The Supply Chain and Logistics Numbers Worth Knowing This Week: Penney's Inventory Reduced is a Penny Earned, Recession's Tools Found in Idle Factories, Union Pacific Pays to a Captive Audience, Home Depot Rapidly Deploys New Rapid Deployment Centers

   
 
 
 

12%

Inventory reduction by retailer JCPenney in Q2. The company recently announced, as like other retailers it keeps cutting inventories to match demand and reduce mark downs. Now, JCP predicts to be profitable for the year, as margins rose 1% in Q2.

 
 



 

65.4%

The level of current factory utilization in the US – and that’s after a small rise in July, the first in many months, according to Federal Reserve Statistics.

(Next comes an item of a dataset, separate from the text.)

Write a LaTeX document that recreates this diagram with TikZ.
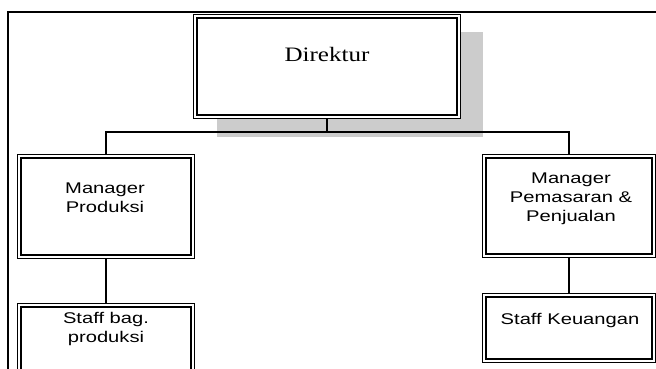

The level of decline in factory utilization in this recession is the sharpest since the Great Depression, and is down about 11 percentage points since last July.

 
 
$100 million

The estimated level of rate reductions and reparations expected to be provided by Union Pacific to coal shipper Oklahoma Gas & Electric Co. over the next decade, after a recent Surface Transportation Board decision that UP had not correctly calculated the maximum mark-up over costs it was allowed to charge this “captive” customer.

 
 
 
 
$33.9 million

The cost for the eighth and most recent of Home Depot’s “Rapid Deployment Centers,” or new flow-through DCs that are a key element of the retailers supply chain transformation. The newest RDC was opened last week in Monroe, OH, between Cincinnati and Dayton, and is one of about 20 that Home Depot plans to roll out in just about 2 years.